While the move was an anticipated one -- Buono hinted at it during his press conference last week -- the GM said the decision to promote the club's defensive co-ordinator was the right choice.
"Mike has been with me a lot of years, and every opportunity that I've given him, he's excelled at," Buono said. "I think the next step in our journey to make this organization as strong as it can be, is to be choosing the right person to lead this football club and to be the face of this football club.
"He's earned this opportunity and I do believe Mike is the right guy."
Benevides becomes the 24th head coach in franchise history and takes over the reins from the CFL's all-time wins leader. The legacy Buono has left doesn't add any extra pressure, according to Benevides.
"I want to win and we're going to win, so all of the other things aren't relative to me," the 45-year-old said. "I'm an intense guy, I'm a competitive guy. And it's exciting because of the challenge. We have a tremendous opportunity here to set a dynasty in place with the players in this room and I wouldn't want it anywhere else."
If anything, having Buono around will be beneficial for Benevides.
"I'm going to lean on him. I'm going to ask him questions. I'm going to use him as a sounding board," Benevides said. "I'll draw on that knowledge of what to do and what not to do.
"People don't realize we've been going to war for 12 seasons. We've won three Grey Cups together. We know how it works. We understand the relationship is based on respect and we work tremendously well together."
Benevides began his CFL career in 2000 after approaching Buono, who was with the Calgary Stampeders at the time, about a guest coaching position.
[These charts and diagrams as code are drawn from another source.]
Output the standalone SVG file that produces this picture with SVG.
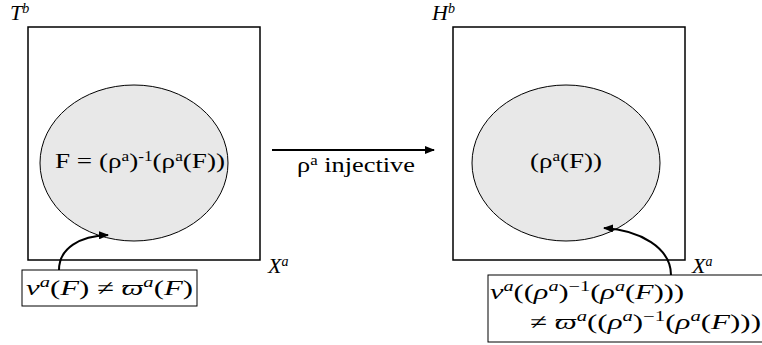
<svg xmlns="http://www.w3.org/2000/svg" width="762" height="345" viewBox="0 0 762 345">
<defs>
<marker id="ah" markerWidth="10" markerHeight="8" refX="9" refY="4" orient="auto" markerUnits="userSpaceOnUse">
<path d="M0,0 L10,4 L0,8 Z" fill="#000"/>
</marker>
<style>
text{font-family:"Liberation Serif","DejaVu Serif",serif}
.box{fill:#fff;stroke:#000;stroke-width:1.5}
.ell{fill:#e8e8e8;stroke:#000;stroke-width:1}
.lbl{fill:#fff;stroke:#000;stroke-width:1}
.t{font-size:22px;fill:#000}
.i{font-style:italic}
.m{font-size:21px;fill:#000}
.sup{font-size:14px}
.conn{fill:none;stroke:#000;stroke-width:2}
</style>
</defs>
<rect width="762" height="345" fill="#fff"/>
<g id="left">
<rect class="box" x="28" y="27" width="232" height="233"/>
<ellipse class="ell" cx="134" cy="163" rx="94" ry="78"/>
<text class="t" x="55" y="168" textLength="170" lengthAdjust="spacingAndGlyphs">F = (ρ<tspan class="sup" dy="-7">a</tspan><tspan dy="7">)</tspan><tspan class="sup" dy="-7">-1</tspan><tspan dy="7">(ρ</tspan><tspan class="sup" dy="-7">a</tspan><tspan dy="7">(F))</tspan></text>
<text class="t i" x="10" y="20">T<tspan class="sup" dy="-7">b</tspan></text>
<text class="t i" x="268" y="273">X<tspan class="sup" dy="-7">a</tspan></text>
</g>
<g id="right">
<rect class="box" x="453" y="27" width="232" height="233"/>
<ellipse class="ell" cx="566" cy="163" rx="94" ry="78"/>
<text class="t" x="530" y="168" textLength="72" lengthAdjust="spacingAndGlyphs">(ρ<tspan class="sup" dy="-7">a</tspan><tspan dy="7">(F))</tspan></text>
<text class="t i" x="432" y="20">H<tspan class="sup" dy="-7">b</tspan></text>
<text class="t i" x="692" y="273">X<tspan class="sup" dy="-7">a</tspan></text>
</g>
<g id="label-left">
<rect class="lbl" x="22" y="270" width="175" height="36"/>
<text class="m" x="26" y="295" textLength="167" lengthAdjust="spacingAndGlyphs"><tspan class="i">ν</tspan><tspan class="i sup" dy="-8">a</tspan><tspan dy="8">(</tspan><tspan class="i">F</tspan>) ≠ <tspan class="i">ϖ</tspan><tspan class="i sup" dy="-8">a</tspan><tspan dy="8">(</tspan><tspan class="i">F</tspan>)</text>
</g>
<g id="label-right">
<rect class="lbl" x="488" y="275" width="280" height="67"/>
<text class="m" x="490" y="299" textLength="194" lengthAdjust="spacingAndGlyphs"><tspan class="i">ν</tspan><tspan class="i sup" dy="-8">a</tspan><tspan dy="8">((</tspan><tspan class="i">ρ</tspan><tspan class="i sup" dy="-8">a</tspan><tspan dy="8">)</tspan><tspan class="sup" dy="-8">−1</tspan><tspan dy="8">(</tspan><tspan class="i">ρ</tspan><tspan class="i sup" dy="-8">a</tspan><tspan dy="8">(</tspan><tspan class="i">F</tspan>)))</text>
<text class="m" x="530" y="329" textLength="231" lengthAdjust="spacingAndGlyphs">≠ <tspan class="i">ϖ</tspan><tspan class="i sup" dy="-8">a</tspan><tspan dy="8">((</tspan><tspan class="i">ρ</tspan><tspan class="i sup" dy="-8">a</tspan><tspan dy="8">)</tspan><tspan class="sup" dy="-8">−1</tspan><tspan dy="8">(</tspan><tspan class="i">ρ</tspan><tspan class="i sup" dy="-8">a</tspan><tspan dy="8">(</tspan><tspan class="i">F</tspan>)))</text>
</g>
<g id="connectors">
<line class="conn" x1="272" y1="150" x2="434" y2="150" marker-end="url(#ah)"/>
<path class="conn" d="M59,270 C59,248 80,236 108,235" marker-end="url(#ah)"/>
<path class="conn" d="M671,275 C671,248 640,230 604,228" marker-end="url(#ah)"/>
<text class="t" x="297" y="172" textLength="118" lengthAdjust="spacingAndGlyphs">ρ<tspan class="sup" dy="-7">a</tspan><tspan dy="7"> injective</tspan></text>
</g>
</svg>
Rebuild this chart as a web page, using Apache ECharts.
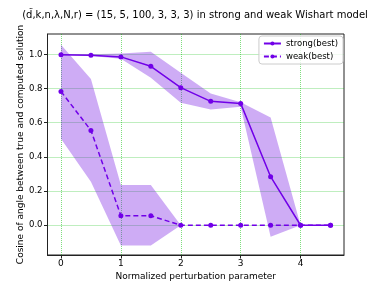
<!DOCTYPE html>
<html><head><meta charset="utf-8">
<script src="https://cdn.jsdelivr.net/npm/echarts@6/dist/echarts.min.js"></script>
<style>html,body{margin:0;padding:0;background:#fff}#c{width:382px;height:287px}</style>
</head><body><div id="c"></div>
<script>
var xs = [0, 0.5, 1, 1.5, 2, 2.5, 3, 3.5, 4, 4.5];
var strong = [0.997, 0.995, 0.985, 0.93, 0.805, 0.725, 0.713, 0.284, 0, 0];
var weak = [0.783, 0.555, 0.056, 0.056, 0, 0, 0, 0, 0, 0];
var strongUpper = [1.0, 1.0, 1.005, 1.015, 0.892, 0.771, 0.719, 0.631, 0, 0];
var strongLower = [0.994, 0.99, 0.974, 0.863, 0.717, 0.678, 0.693, -0.067, 0, 0];
var weakUpper = [1.056, 0.855, 0.236, 0.236, 0, 0, 0, 0, 0, 0];
var weakLower = [0.506, 0.255, -0.119, -0.119, 0, 0, 0, 0, 0, 0];
var titleText = '(d\u0303,k,n,\u03bb,N,r) = (15, 5, 100, 3, 3, 3) in strong and weak Wishart model';
var xName = 'Normalized perturbation parameter';
var yName = 'Cosine of angle between true and computed solution';

var FONT = 'DejaVu Sans';
var LINE = '#7100e8';
var FILL = 'rgba(112,12,225,0.34)';
var GRIDC = 'rgba(0,190,0,0.5)';

function bandData(lo, hi) {
  return xs.map(function (x, i) { return [x, lo[i], hi[i]]; });
}
function mkBand(lo, hi) {
  var d = bandData(lo, hi);
  return {
    type: 'custom', data: d, z: 1,
    renderItem: function (params, api) {
      if (params.dataIndex !== 0) return null;
      var top = [], bot = [];
      for (var i = 0; i < d.length; i++) {
        top.push(api.coord([d[i][0], d[i][2]]));
        bot.unshift(api.coord([d[i][0], d[i][1]]));
      }
      return { type: 'polygon', shape: { points: top.concat(bot) }, style: { fill: FILL }, silent: true };
    },
    encode: { x: 0, y: [1, 2] }, silent: true, animation: false
  };
}

var chart = echarts.init(document.getElementById('c'), null, { renderer: 'canvas' });
chart.setOption({
  animation: false,
  textStyle: { fontFamily: FONT },
  title: {
    text: titleText, left: 190, top: 5, textAlign: 'center',
    textStyle: { fontFamily: FONT, fontSize: 10, fontWeight: 'normal', color: '#000' }
  },
  legend: {
    data: ['strong(best)', 'weak(best)'],
    orient: 'vertical', right: 39, top: 36,
    itemWidth: 17, itemHeight: 5, itemGap: 4,
    padding: [3, 5, 3, 4],
    borderColor: '#cccccc', borderWidth: 1, borderRadius: 3,
    backgroundColor: 'rgba(255,255,255,0.8)',
    textStyle: { fontFamily: FONT, fontSize: 8.5, color: '#000' }
  },
  grid: { left: 47.5, right: 38, top: 34, bottom: 32, show: true, borderColor: '#222', borderWidth: 1 },
  xAxis: {
    type: 'value', min: -0.225, max: 4.725, splitNumber: 5,
    name: xName, nameLocation: 'middle', nameGap: 17, nameMoveOverlap: false,
    nameTextStyle: { fontFamily: FONT, fontSize: 9, color: '#000' },
    axisLine: { show: true, onZero: false, lineStyle: { color: '#222' } },
    axisTick: { show: true, length: 3.5, lineStyle: { color: '#222' } },
    axisLabel: {
      fontFamily: FONT, fontSize: 9, color: '#000', margin: 4,
      showMinLabel: false, showMaxLabel: false,
      formatter: function (v) { return Math.abs(v - Math.round(v)) < 1e-6 ? String(Math.round(v)) : ''; }
    },
    splitLine: { show: true, showMinLine: false, showMaxLine: false, lineStyle: { color: GRIDC, type: 'dotted', width: 1 } }
  },
  yAxis: {
    type: 'value', min: -0.174, max: 1.119, splitNumber: 6,
    name: yName, nameLocation: 'middle', nameGap: 22, nameRotate: 90, nameMoveOverlap: false,
    nameTextStyle: { fontFamily: FONT, fontSize: 9, color: '#000' },
    axisLine: { show: true, onZero: false, lineStyle: { color: '#222' } },
    axisTick: { show: true, length: 3.5, lineStyle: { color: '#222' } },
    axisLabel: {
      fontFamily: FONT, fontSize: 8.5, color: '#000', margin: 5,
      showMinLabel: false, showMaxLabel: false,
      formatter: function (v) { var r = Math.round(v * 5) / 5; return Math.abs(v - r) < 1e-6 ? r.toFixed(1) : ''; }
    },
    splitLine: { show: true, showMinLine: false, showMaxLine: false, lineStyle: { color: GRIDC, type: 'dotted', width: 1 } }
  },
  series: [
    mkBand(strongLower, strongUpper),
    mkBand(weakLower, weakUpper),
    {
      name: 'strong(best)', type: 'line', z: 3,
      data: xs.map(function (x, i) { return [x, strong[i]]; }),
      symbol: 'circle', symbolSize: 5, showAllSymbol: true,
      lineStyle: { color: LINE, width: 1.5 }, itemStyle: { color: LINE }
    },
    {
      name: 'weak(best)', type: 'line', z: 3,
      data: xs.map(function (x, i) { return [x, weak[i]]; }),
      symbol: 'circle', symbolSize: 5, showAllSymbol: true,
      lineStyle: { color: LINE, width: 1.5, type: [5, 3] }, itemStyle: { color: LINE }
    }
  ]
});
</script>
</body></html>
He landed a job with the Stamps, winning a championship with Buono in 2001 as a special teams coach before moving with Buono to the Lions in 2003.
Nine seasons later, having served as a special teams co-ordinator for the first five years and defensive co-ordinator and linebackers coach for the last four, the Toronto native finds himself in the head role with the Lions.
Buono won't be on the sidelines during the season. He said he wants to be a lot less visible to allow Benevides to get comfortable in his new job.
Benevides will also pick his own coaching staff and will be giving the current coaches right of first refusal to stay on. He hasn't decided if he'll retain his role as the defensive co-ordinator.
Moving forward, Benevides is hoping to build on the standards Buono set while making his own mark.
"We plan to win a lot more championships after this," he said. "I'm going to teach those players, I want to make sure that we empower those players, and I want to make sure that we provide them an environment and a place where we promote team first and family first.
"I'm ready to go to work and June 1 can't come soon enough."